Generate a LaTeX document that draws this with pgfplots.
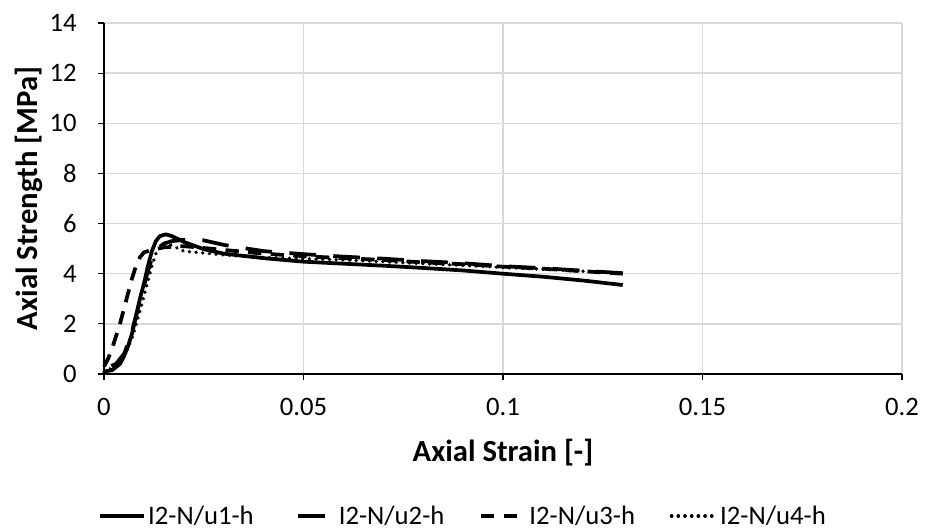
* * *
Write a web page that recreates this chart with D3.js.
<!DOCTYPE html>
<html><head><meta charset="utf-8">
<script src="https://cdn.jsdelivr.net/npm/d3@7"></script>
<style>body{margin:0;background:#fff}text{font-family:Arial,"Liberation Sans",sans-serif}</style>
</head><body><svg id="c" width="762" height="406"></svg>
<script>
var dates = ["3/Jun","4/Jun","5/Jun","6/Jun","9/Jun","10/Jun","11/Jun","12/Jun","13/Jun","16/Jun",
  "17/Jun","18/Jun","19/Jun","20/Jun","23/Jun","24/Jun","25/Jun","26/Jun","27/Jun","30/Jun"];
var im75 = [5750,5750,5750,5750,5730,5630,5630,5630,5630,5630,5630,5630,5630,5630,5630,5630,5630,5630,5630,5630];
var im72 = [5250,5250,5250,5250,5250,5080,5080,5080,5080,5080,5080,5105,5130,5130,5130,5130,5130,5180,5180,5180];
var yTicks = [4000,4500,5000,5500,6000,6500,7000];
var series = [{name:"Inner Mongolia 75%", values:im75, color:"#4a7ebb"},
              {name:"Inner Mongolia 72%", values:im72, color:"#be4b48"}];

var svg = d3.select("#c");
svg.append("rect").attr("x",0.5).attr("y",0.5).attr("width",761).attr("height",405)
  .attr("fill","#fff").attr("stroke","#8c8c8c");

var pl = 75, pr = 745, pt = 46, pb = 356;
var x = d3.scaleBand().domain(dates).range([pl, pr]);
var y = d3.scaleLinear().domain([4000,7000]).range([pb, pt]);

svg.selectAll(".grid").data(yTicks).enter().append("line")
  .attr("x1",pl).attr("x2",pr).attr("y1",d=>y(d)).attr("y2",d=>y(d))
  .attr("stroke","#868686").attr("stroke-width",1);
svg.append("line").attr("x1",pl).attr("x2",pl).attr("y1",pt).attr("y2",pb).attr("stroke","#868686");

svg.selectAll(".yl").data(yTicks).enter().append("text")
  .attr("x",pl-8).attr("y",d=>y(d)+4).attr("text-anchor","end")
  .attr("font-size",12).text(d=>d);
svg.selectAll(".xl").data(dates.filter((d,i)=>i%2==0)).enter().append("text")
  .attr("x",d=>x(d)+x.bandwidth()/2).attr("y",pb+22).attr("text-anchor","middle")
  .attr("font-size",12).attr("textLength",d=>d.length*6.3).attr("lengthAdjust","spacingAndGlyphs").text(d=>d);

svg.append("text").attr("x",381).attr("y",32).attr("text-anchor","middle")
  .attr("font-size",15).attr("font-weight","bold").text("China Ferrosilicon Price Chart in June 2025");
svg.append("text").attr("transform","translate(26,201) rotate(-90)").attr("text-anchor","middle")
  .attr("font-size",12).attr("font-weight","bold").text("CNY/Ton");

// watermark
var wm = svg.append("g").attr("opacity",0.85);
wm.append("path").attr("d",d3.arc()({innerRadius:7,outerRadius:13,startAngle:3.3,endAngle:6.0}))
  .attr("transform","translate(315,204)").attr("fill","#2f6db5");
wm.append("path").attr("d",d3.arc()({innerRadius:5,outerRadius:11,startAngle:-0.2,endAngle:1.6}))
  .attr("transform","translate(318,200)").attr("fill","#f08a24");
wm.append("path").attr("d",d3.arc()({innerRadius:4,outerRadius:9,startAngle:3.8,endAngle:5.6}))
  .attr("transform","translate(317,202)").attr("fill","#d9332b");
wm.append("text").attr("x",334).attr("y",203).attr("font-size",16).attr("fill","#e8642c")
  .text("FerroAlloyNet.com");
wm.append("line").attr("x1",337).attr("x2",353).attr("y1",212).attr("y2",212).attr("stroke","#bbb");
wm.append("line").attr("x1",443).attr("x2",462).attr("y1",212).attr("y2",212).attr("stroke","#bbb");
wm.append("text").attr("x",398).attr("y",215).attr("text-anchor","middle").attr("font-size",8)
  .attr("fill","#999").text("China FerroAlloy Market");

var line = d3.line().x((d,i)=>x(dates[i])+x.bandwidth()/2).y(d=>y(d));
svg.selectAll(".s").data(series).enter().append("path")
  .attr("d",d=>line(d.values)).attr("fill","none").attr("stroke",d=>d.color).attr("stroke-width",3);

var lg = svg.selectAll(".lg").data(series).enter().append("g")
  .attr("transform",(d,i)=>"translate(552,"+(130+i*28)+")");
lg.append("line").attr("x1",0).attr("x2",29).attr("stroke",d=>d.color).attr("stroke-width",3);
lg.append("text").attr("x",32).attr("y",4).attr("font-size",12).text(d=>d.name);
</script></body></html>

→ SHORT EXERCISE
In the listing above, find the lines holding the word "that" and copy them.

→ COMPLETE RESPONSE
Generate a LaTeX document that draws this with pgfplots.
Write a web page that recreates this chart with D3.js.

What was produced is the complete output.